Comment by int_19h
1 year ago
Everybody knows what purpose those tools are made for in practice simply by looking at who buys them and how they're used. So, no, Palantir does not get to claim some kind of neutrality here. It is a company knowingly enabling mass government surveillance and the associated abuses for the sake of profit.
>Everybody knows what purpose those tools are made for in practice simply by looking at who buys them and how they're used.
The name of the company itself is another dead giveaway.
Palantir (in tolkien lore) isn't evil itself - it's only used for evil in the hands of those who wield it.
Mass scale surveillance wasn't practical or affordable until Linux HPC and OSS. The whole community is enabling.

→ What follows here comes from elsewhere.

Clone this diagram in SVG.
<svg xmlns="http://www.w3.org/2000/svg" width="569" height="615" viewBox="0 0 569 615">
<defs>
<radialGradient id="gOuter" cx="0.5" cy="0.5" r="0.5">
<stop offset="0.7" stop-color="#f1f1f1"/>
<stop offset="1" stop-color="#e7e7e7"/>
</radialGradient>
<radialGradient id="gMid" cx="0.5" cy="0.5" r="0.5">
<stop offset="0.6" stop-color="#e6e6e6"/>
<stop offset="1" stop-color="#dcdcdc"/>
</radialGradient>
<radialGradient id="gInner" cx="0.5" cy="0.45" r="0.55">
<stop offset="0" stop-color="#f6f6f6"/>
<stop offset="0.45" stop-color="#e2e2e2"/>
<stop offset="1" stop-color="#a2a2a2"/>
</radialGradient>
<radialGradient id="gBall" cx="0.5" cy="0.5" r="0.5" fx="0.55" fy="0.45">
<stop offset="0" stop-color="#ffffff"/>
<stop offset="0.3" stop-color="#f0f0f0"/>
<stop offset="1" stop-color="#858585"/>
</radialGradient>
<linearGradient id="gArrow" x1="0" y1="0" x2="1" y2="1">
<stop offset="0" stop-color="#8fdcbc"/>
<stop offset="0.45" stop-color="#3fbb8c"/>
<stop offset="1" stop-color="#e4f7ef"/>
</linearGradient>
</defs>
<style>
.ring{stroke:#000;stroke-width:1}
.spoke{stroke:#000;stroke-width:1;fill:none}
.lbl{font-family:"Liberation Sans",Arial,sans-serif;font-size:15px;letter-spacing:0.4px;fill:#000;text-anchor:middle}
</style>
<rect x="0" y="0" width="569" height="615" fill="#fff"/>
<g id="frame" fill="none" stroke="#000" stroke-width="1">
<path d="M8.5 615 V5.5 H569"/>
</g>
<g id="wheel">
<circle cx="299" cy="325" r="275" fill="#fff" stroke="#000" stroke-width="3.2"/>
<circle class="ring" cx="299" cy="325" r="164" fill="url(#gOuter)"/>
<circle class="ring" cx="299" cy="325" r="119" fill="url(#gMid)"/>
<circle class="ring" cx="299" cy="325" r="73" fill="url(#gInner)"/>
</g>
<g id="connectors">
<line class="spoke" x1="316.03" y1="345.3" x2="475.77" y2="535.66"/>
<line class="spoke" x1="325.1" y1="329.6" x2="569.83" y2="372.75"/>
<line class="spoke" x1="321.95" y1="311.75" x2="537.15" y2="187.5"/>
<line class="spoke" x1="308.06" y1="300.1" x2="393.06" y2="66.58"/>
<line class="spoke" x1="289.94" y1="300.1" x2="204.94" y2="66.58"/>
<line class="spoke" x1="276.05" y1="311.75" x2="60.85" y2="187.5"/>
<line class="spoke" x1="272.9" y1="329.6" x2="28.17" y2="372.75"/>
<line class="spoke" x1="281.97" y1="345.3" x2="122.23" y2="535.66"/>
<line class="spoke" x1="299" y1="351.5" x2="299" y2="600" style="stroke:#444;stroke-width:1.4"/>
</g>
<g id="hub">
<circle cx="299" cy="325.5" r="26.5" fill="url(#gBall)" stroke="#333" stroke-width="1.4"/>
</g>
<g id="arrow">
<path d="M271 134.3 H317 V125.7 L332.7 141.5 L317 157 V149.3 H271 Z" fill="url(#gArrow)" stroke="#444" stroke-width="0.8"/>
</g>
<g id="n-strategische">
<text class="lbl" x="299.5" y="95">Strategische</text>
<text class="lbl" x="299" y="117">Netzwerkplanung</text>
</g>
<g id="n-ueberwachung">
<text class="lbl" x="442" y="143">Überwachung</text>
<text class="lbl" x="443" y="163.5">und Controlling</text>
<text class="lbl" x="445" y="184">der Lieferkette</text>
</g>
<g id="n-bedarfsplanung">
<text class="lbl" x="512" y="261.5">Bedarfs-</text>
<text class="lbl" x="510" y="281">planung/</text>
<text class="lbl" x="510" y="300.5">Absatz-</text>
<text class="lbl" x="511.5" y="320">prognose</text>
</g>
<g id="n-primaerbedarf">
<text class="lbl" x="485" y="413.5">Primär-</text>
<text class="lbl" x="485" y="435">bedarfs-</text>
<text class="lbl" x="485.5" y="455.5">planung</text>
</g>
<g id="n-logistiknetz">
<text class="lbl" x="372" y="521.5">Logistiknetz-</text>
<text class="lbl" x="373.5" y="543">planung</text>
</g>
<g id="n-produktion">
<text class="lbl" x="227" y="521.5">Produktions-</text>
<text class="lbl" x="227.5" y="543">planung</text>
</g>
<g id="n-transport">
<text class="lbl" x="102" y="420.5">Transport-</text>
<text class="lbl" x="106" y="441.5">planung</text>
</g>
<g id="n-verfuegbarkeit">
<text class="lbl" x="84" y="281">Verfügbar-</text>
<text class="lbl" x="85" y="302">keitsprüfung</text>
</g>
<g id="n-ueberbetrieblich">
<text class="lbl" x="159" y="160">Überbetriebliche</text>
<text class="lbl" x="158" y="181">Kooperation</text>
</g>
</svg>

Well, ring me up when "Linux HPC" and "OSS" becomes a majority-government contractor, and I'll switch to rack Mac Pros.
Your premise is that absent of Palantir there would be no tooling. Someone is going to do it and it might as well be Peter Thiel & co because they're already doing all the other data surveillance.

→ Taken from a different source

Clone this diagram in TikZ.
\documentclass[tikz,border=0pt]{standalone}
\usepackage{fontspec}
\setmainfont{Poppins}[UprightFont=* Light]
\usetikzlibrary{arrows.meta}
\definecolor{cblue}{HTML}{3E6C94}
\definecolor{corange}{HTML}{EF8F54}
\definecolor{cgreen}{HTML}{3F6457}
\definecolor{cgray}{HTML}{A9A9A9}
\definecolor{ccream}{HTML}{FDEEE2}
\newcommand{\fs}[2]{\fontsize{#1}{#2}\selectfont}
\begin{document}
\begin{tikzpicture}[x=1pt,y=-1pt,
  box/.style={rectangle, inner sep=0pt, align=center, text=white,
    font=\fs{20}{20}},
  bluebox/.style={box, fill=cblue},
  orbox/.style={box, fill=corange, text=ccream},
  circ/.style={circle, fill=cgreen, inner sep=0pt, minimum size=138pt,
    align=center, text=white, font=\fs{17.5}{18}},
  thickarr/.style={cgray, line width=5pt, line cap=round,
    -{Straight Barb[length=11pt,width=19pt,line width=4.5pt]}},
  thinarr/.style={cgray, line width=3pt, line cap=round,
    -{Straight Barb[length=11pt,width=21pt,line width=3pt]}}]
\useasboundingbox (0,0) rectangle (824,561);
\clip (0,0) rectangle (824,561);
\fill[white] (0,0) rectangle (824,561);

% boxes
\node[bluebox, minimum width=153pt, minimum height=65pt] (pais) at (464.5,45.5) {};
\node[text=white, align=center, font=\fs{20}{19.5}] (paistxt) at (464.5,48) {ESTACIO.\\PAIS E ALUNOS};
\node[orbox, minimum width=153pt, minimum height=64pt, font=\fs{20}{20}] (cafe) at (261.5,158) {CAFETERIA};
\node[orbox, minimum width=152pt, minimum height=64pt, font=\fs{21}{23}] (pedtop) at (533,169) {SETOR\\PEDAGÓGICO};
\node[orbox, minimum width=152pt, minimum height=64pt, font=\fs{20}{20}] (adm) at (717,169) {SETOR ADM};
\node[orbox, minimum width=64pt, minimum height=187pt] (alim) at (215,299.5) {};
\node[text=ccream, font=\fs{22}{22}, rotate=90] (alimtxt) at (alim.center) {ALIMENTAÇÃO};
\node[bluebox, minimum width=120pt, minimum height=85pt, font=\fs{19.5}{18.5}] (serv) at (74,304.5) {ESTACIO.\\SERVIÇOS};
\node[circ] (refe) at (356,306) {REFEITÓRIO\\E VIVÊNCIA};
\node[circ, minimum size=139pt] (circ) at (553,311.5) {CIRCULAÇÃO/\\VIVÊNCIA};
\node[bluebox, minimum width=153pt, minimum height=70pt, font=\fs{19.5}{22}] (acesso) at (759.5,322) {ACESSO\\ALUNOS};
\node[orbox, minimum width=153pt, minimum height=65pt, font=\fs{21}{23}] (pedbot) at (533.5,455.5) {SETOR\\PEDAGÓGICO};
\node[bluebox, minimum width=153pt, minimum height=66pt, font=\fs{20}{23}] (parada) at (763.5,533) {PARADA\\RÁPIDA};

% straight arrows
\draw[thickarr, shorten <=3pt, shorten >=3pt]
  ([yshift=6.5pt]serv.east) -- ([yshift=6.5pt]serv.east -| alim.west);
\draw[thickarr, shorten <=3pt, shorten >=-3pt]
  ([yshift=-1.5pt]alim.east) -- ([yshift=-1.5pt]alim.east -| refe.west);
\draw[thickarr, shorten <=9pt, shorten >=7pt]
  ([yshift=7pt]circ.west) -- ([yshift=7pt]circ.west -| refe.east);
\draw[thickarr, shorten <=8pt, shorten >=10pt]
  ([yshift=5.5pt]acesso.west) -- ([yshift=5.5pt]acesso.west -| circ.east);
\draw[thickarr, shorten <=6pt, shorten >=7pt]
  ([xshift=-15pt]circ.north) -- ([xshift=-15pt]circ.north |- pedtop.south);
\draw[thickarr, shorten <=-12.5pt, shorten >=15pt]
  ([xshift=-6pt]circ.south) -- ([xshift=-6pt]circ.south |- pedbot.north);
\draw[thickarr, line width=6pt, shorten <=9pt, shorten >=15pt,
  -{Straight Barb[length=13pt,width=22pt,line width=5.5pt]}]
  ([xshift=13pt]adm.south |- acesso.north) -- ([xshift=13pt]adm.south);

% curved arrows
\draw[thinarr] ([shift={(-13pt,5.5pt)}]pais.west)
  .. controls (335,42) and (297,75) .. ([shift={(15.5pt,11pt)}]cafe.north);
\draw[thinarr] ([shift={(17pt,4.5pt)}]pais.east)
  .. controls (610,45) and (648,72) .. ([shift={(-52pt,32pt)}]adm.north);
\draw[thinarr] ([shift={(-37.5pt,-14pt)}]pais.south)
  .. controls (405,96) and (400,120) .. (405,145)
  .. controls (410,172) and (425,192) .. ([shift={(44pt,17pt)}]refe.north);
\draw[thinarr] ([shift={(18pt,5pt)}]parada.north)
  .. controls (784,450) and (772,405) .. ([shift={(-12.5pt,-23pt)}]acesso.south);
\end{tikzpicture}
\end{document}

No, my premise is that whoever is doing it bears full moral responsibility for it, unless they're literally forced into it.

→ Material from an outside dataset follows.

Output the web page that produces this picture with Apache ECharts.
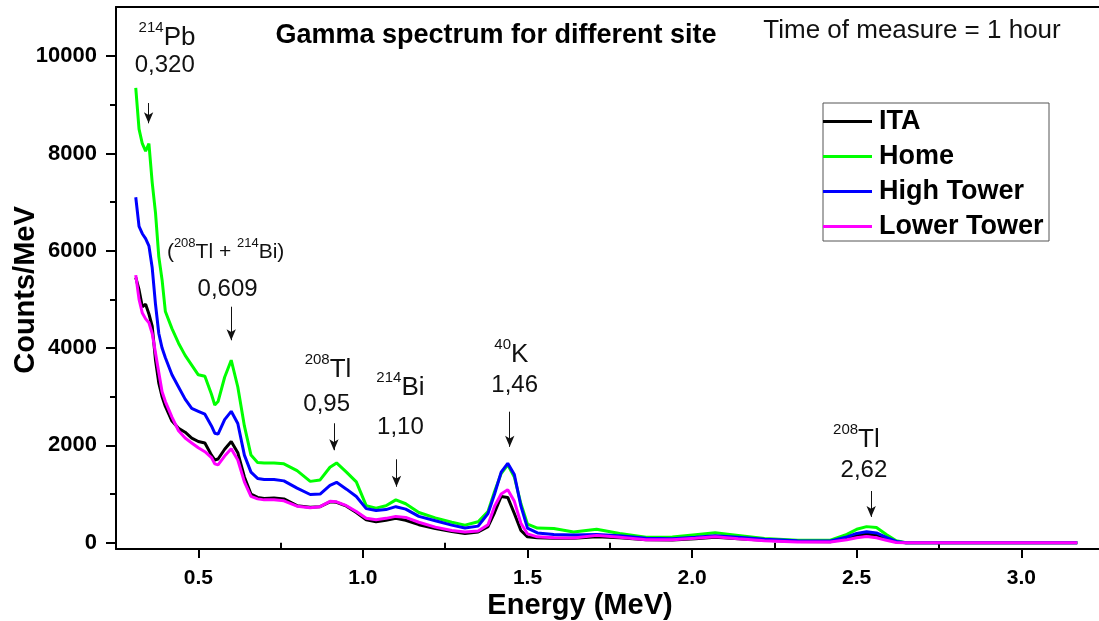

You are going to die someday, right? How close do you have to be to deaths door for it to be morally okay for me to smother you with a pillow[1]? It was going to happen anyway, why would it matter that I did it?
1. Or carbon monoxide mask, if the distress of asphyxiation is throwing you off the from point I'm trying to make
"Someone else will just do this thing anyway, so I might as well do it" is a fairly weak excuse. I doubt it would hold up as a defense of a crime.
"If I don't, someone else will" can be said about pretty much anything, it is not an ethical get-out-of-jail-free card.
You can justify anything after the fact with this reasoning.